That policy threatened to force the English Football Association (FA) to move Wednesday's fixture against Iceland outside the United Kingdom, with Germany a potential option, or risk forfeiting the game. Iceland play in Denmark in the penultimate round on Sunday before travelling to England.

Following a plea from the FA the British Government announced that whilst it was extending the travel ban to and from Denmark for a further fortnight they would allow travel to and from Copenhagen for the upcoming matches.

A statement said: "The government has announced a limited exemption for a small number of Danish and Icelandic national football players to travel from the UK to Copenhagen and back, without the need to self-isolate, to take part in upcoming international football fixtures.
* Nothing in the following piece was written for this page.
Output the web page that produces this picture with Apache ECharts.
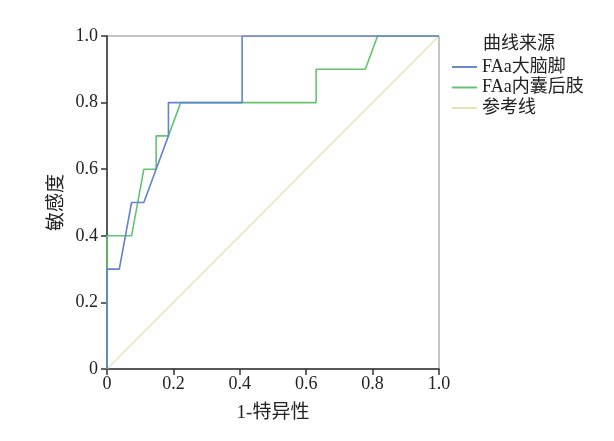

"This temporary and extremely limited exemption will allow the relevant players and essential staff support to be exempt from the new requirements and will help reduce any disruption for England's upcoming Nations League fixtures."

In addition to allowing the Iceland squad to travel to London the decision by the UK government opens the door for Danish and Icelandic players to join up with their national team in time for Sunday's game, with the Danish football association [DBU] planning on bringing their players to Copenhagen tomorrow. Seven players, including key figures Pierre-Emile Hojbjerg, Kasper Schmeichel and Andreas Christensen, had previously been ruled out of the fixture.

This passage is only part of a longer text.